WHAT THE EXERCISE ASKS:
Print the records below exactly, from the line containing "Rebuild this chart" down to the line containing "import matplotlib.pyplot as plt", both lines included, and omit every picture.

THE DATA:
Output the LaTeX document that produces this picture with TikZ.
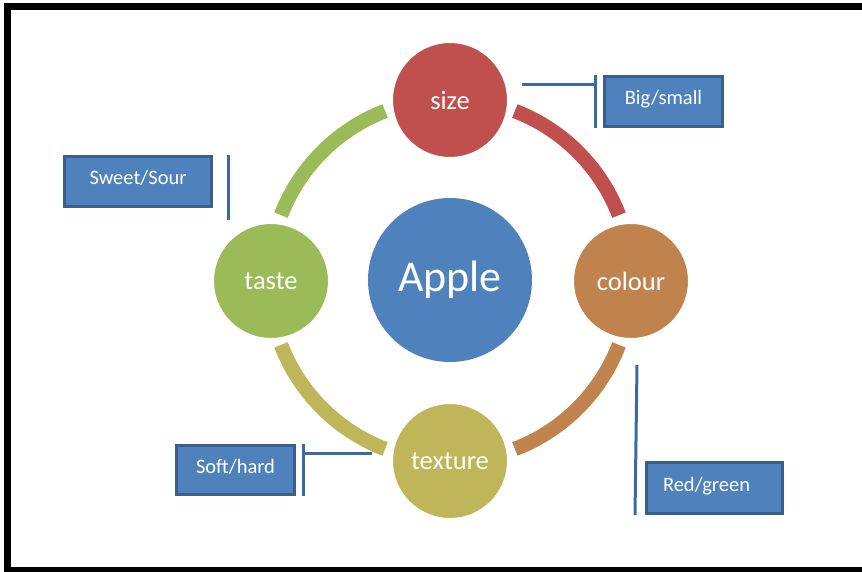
\documentclass[tikz,border=0pt]{standalone}
\usepackage{fontspec}
\setmainfont{Carlito}

\definecolor{sizered}{HTML}{C0504D}
\definecolor{colourbrown}{HTML}{C0834E}
\definecolor{textureolive}{HTML}{BFB65A}
\definecolor{tastegreen}{HTML}{9BBB59}
\definecolor{appleblue}{HTML}{4F81BD}
\definecolor{boxedge}{HTML}{3A5F8B}
\definecolor{tickblue}{HTML}{3C69A0}

\begin{document}
\begin{tikzpicture}[x=1pt,y=-1pt,
  ring/.style={line width=14.5pt},
  petal/.style={circle,draw=white,line width=2pt,minimum size=116pt,inner sep=0pt,
    text=white,font=\fontsize{26.5}{26.5}\selectfont},
  tagbox/.style={draw=boxedge,line width=3pt,fill=appleblue,inner sep=0pt,
    text height=14pt,text depth=8pt,
    text=white,font=\fontsize{20.5}{20.5}\selectfont},
  tick/.style={draw=tickblue,line width=3pt}]

% ============================================================
% page and frame
% ============================================================
\clip (0,0) rectangle (862,571);
\fill[white] (0,0) rectangle (862,571);
\draw[line width=6.5pt] (7.5,6.5) rectangle (875,570);

% ============================================================
% centre and ring
% ============================================================
\node[circle,fill=appleblue,minimum size=164pt,inner sep=0pt,text=white,
  font=\fontsize{44}{44}\selectfont] (Apple) at (450,280) {Apple};

% ring pieces, one per quarter
\foreach \a/\c in {21/colourbrown,111/textureolive,201/tastegreen,291/sizered}{
  \draw[ring,\c] (Apple.center) ++(\a:181) arc[start angle=\a,delta angle=48,radius=181];
}

% the four properties
\node[petal,fill=sizered]     (size)    at (450,100) {size};
\node[petal,fill=colourbrown] (colour)  at (631,281) {colour};
\node[petal,fill=textureolive](texture) at (450,461) {texture};
\node[petal,fill=tastegreen]  (taste)   at (271,281) {taste};

% ============================================================
% value tags
% ============================================================
\node[tagbox,minimum width=118pt,minimum height=50pt] (bigsmall)  at (663.5,101.5) {Big/small};
\node[tagbox,minimum width=147pt,minimum height=50pt] (sweetsour) at (138,181.5)   {Sweet/Sour};
\node[tagbox,minimum width=118pt,minimum height=49pt] (softhard)  at (235.5,470)   {Soft/hard};
\node[tagbox,minimum width=136pt,minimum height=51pt] (redgreen)  at (714.5,488)   {Red/green\hspace*{16pt}};

% brackets beside the tags
\coordinate (bstop) at (595,75);
\coordinate (bsbot) at (595,128);
\coordinate (bsfoot) at (522,84);
\draw[tick] (bstop) -- (bsbot);
\draw[tick] (bsfoot) -- (bsfoot -| bstop);

\coordinate (sstop) at (228,155);
\coordinate (ssbot) at (228,220);
\draw[tick] (sstop) -- (ssbot);

\coordinate (shtop) at (303,444);
\coordinate (shbot) at (303,496);
\coordinate (shfoot) at (372,453);
\draw[tick] (shtop) -- (shbot);
\draw[tick] (shfoot) -- (shfoot -| shtop);

\coordinate (rgtop) at (637,365);
\coordinate (rgbot) at (635,515);
\draw[tick] (rgtop) -- (rgbot);

\end{tikzpicture}
\end{document}
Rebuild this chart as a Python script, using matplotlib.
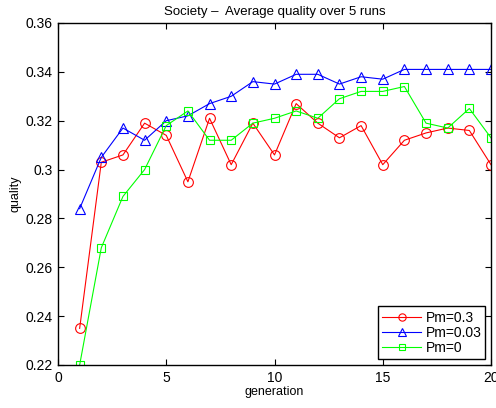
import matplotlib
matplotlib.use("Agg")
import matplotlib.pyplot as plt

generations = list(range(1, 21))
pm_03 = [0.235, 0.303, 0.306, 0.319, 0.314, 0.295, 0.321, 0.302, 0.319, 0.306,
         0.327, 0.319, 0.313, 0.318, 0.302, 0.312, 0.315, 0.317, 0.316, 0.302]
pm_003 = [0.284, 0.305, 0.317, 0.312, 0.320, 0.322, 0.327, 0.330, 0.336, 0.335,
          0.339, 0.339, 0.335, 0.338, 0.337, 0.341, 0.341, 0.341, 0.341, 0.341]
pm_0 = [0.220, 0.268, 0.289, 0.300, 0.318, 0.324, 0.312, 0.312, 0.319, 0.321,
        0.324, 0.321, 0.329, 0.332, 0.332, 0.334, 0.319, 0.317, 0.325, 0.313]
labels = ["Pm=0.3", "Pm=0.03", "Pm=0"]
x_ticks = [0, 5, 10, 15, 20]
y_ticks = [0.22, 0.24, 0.26, 0.28, 0.3, 0.32, 0.34, 0.36]
y_tick_labels = ["0.22", "0.24", "0.26", "0.28", "0.3", "0.32", "0.34", "0.36"]

plt.rcParams["font.family"] = ["Liberation Sans", "DejaVu Sans"]

fig = plt.figure(figsize=(4.96, 4.08), dpi=100)
ax = fig.add_axes([58 / 496, 43 / 408, 433 / 496, 342 / 408])

ax.plot(generations, pm_03, color="#ff0000", marker="o", markersize=7,
        markerfacecolor="none", markeredgewidth=0.8, linewidth=0.8, label=labels[0])
ax.plot(generations, pm_003, color="#0000ff", marker="^", markersize=7.5,
        markerfacecolor="none", markeredgewidth=0.8, linewidth=0.8, label=labels[1])
ax.plot(generations, pm_0, color="#00ff00", marker="s", markersize=6,
        markerfacecolor="none", markeredgewidth=0.8, linewidth=0.8, label=labels[2])

ax.set_xlim(0, 20)
ax.set_ylim(0.22, 0.36)
ax.set_xticks(x_ticks)
ax.set_yticks(y_ticks)
ax.set_yticklabels(y_tick_labels)
ax.tick_params(direction="in", top=True, right=True, labelsize=10, length=4,
               width=0.8, pad=4)
for s in ax.spines.values():
    s.set_linewidth(1.0)

ax.set_xlabel("generation", fontsize=9, labelpad=1)
ax.set_ylabel("quality", fontsize=9, labelpad=3)
ax.set_title("Society \u2013  Average quality over 5 runs", fontsize=9.5, pad=6)

leg = ax.legend(loc="lower right", fontsize=10, fancybox=False, framealpha=1,
                edgecolor="black", borderpad=0.3, labelspacing=0.1,
                handlelength=2.8, handletextpad=0.3, borderaxespad=0.4,
                markerscale=0.75)
leg.get_frame().set_linewidth(1.0)

fig.savefig("out.png", dpi=100)
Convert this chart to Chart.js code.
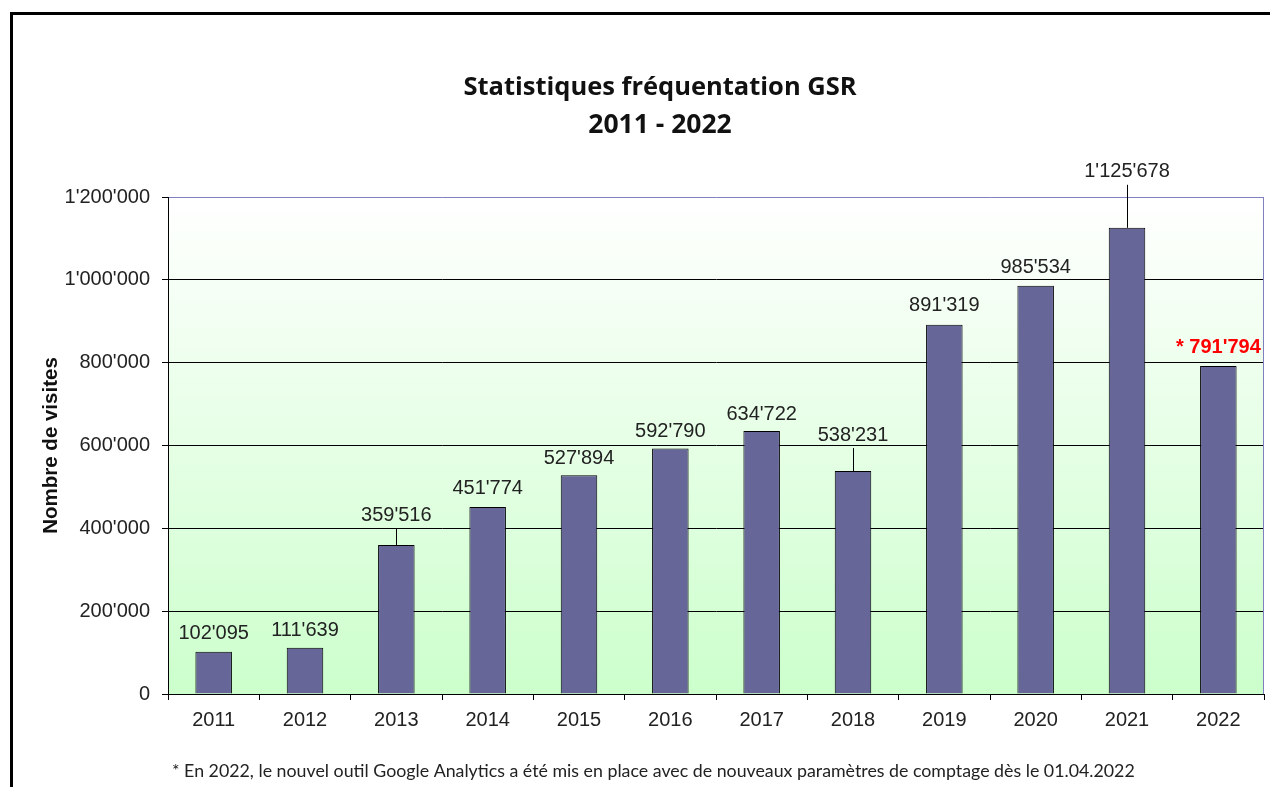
<!DOCTYPE html>
<html>
<head>
<meta charset="utf-8">
<script src="https://cdn.jsdelivr.net/npm/chart.js@4.4.1/dist/chart.umd.min.js"></script>
<style>
html,body{margin:0;padding:0;background:#fff;overflow:hidden}
#wrap{width:1270px;height:787px;position:relative}
canvas{display:block}
</style>
</head>
<body>
<div id="wrap"><canvas id="c" width="1270" height="787"></canvas></div>
<script>
// ---- data ----
const years = ['2011','2012','2013','2014','2015','2016','2017','2018','2019','2020','2021','2022'];
const visits = [102095, 111639, 359516, 451774, 527894, 592790, 634722, 538231, 891319, 985534, 1125678, 791794];
const labelPrefix = ['', '', '', '', '', '', '', '', '', '', '', '* '];
const yTickValues = [0, 200000, 400000, 600000, 800000, 1000000, 1200000];
const titleLines = ['Statistiques fréquentation GSR', '2011 - 2022'];
const yAxisTitle = 'Nombre de visites';
const footnote = '* En 2022, le nouvel outil Google Analytics a été mis en place avec de nouveaux paramètres de comptage dès le 01.04.2022';

const fmt = v => String(v).replace(/\B(?=(\d{3})+(?!\d))/g, "'");
const ARIAL = "'Liberation Sans', Arial, sans-serif";
const TITLEFONT = "'Open Sans', Lato, sans-serif";
const NOTEFONT = "Lato, 'Open Sans', sans-serif";

const bgPlugin = {
  id: 'bgPlugin',
  beforeDraw(chart) {
    const {ctx, chartArea: a} = chart;
    ctx.save();
    ctx.fillStyle = '#fff';
    ctx.fillRect(0, 0, chart.width, chart.height);
    const g = ctx.createLinearGradient(0, a.top, 0, a.bottom);
    g.addColorStop(0, '#ffffff');
    g.addColorStop(1, '#ccffcc');
    ctx.fillStyle = g;
    ctx.fillRect(a.left, a.top, a.right - a.left, a.bottom - a.top);
    ctx.restore();
  },
  beforeDatasetsDraw(chart) {
    const {ctx, chartArea: a} = chart;
    ctx.save();
    ctx.strokeStyle = '#8080c0';
    ctx.lineWidth = 1;
    ctx.beginPath();
    ctx.moveTo(Math.round(a.right) - 0.5, a.top);
    ctx.lineTo(Math.round(a.right) - 0.5, a.bottom);
    ctx.stroke();
    ctx.restore();
  },
  afterDraw(chart) {
    const {ctx} = chart;
    ctx.save();
    // outer frame
    ctx.strokeStyle = '#000';
    ctx.lineWidth = 3;
    ctx.beginPath();
    ctx.moveTo(11.5, chart.height + 5);
    ctx.lineTo(11.5, 13.5);
    ctx.lineTo(chart.width + 5, 13.5);
    ctx.stroke();
    // footnote
    ctx.fillStyle = '#222';
    ctx.font = '17.8px ' + NOTEFONT;
    ctx.textAlign = 'left';
    ctx.textBaseline = 'middle';
    ctx.fillText(footnote, 172, 771);
    ctx.restore();
  }
};

const barLabels = {
  id: 'barLabels',
  afterDatasetsDraw(chart, args, opts) {
    const {ctx} = chart;
    const meta = chart.getDatasetMeta(0);
    ctx.save();
    ctx.textAlign = 'center';
    ctx.textBaseline = 'middle';
    meta.data.forEach((bar, i) => {
      const lift = opts.lift[i];
      const ly = bar.y - lift;
      if (lift >= opts.leaderMin) {
        ctx.strokeStyle = '#000';
        ctx.lineWidth = 1;
        ctx.beginPath();
        ctx.moveTo(Math.round(bar.x) + 0.5, ly + 13);
        ctx.lineTo(Math.round(bar.x) + 0.5, bar.y);
        ctx.stroke();
      }
      const special = labelPrefix[i] !== '';
      ctx.font = (special ? 'bold ' : '') + '20px ' + ARIAL;
      ctx.fillStyle = special ? '#ff0000' : '#222';
      ctx.fillText(labelPrefix[i] + fmt(visits[i]), bar.x, ly);
    });
    ctx.restore();
  }
};

new Chart(document.getElementById('c'), {
  type: 'bar',
  data: {
    labels: years,
    datasets: [{
      data: visits,
      backgroundColor: '#666699',
      borderColor: '#000',
      borderWidth: 1,
      barPercentage: 0.4,
      categoryPercentage: 1.0
    }]
  },
  options: {
    responsive: false,
    animation: false,
    devicePixelRatio: 1,
    layout: {padding: {left: 56, right: 6, top: 0, bottom: 55}},
    plugins: {
      legend: {display: false},
      tooltip: {enabled: false},
      title: {
        display: true,
        text: titleLines[0],
        color: '#111',
        font: {family: TITLEFONT, size: 25.5, weight: 'bold', lineHeight: 1.2},
        padding: {top: 72.7, bottom: 5.8}
      },
      subtitle: {
        display: true,
        text: titleLines[1],
        color: '#111',
        font: {family: TITLEFONT, size: 26.5, weight: 'bold', lineHeight: 1.2},
        padding: {top: 0, bottom: 56.1}
      },
      barLabels: {lift: [18, 17, 30, 18, 17, 17, 17, 36, 19, 18, 56, 19], leaderMin: 25}
    },
    scales: {
      x: {
        offset: true,
        grid: {offset: true, drawOnChartArea: false, drawTicks: true, tickLength: 6, color: '#000', tickColor: '#000'},
        border: {display: true, color: '#000', width: 1},
        ticks: {color: '#222', font: {family: ARIAL, size: 20}, padding: 8, maxRotation: 0},
        afterFit(s) { s.height = 38; }
      },
      y: {
        min: 0,
        max: 1200000,
        afterBuildTicks(s) { s.ticks = yTickValues.map(v => ({value: v})); },
        grid: {
          color: c => (c.tick && c.tick.value === 1200000) ? '#8080c0' : '#000',
          tickColor: '#000',
          tickLength: 6,
          lineWidth: 1
        },
        border: {display: true, color: '#000', width: 1},
        ticks: {color: '#222', font: {family: ARIAL, size: 20}, padding: 12, callback: v => fmt(v)},
        title: {
          display: true,
          text: yAxisTitle,
          color: '#111',
          font: {family: ARIAL, size: 20.5, weight: 'bold', lineHeight: 1.2},
          padding: {top: -17, bottom: 0}
        },
        afterFit(s) { s.width = 112; }
      }
    }
  },
  plugins: [bgPlugin, barLabels]
});
</script>
</body>
</html>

FINISHED ANSWER:
Rebuild this chart as a Python script, using matplotlib.
import matplotlib
matplotlib.use("Agg")
import matplotlib.pyplot as plt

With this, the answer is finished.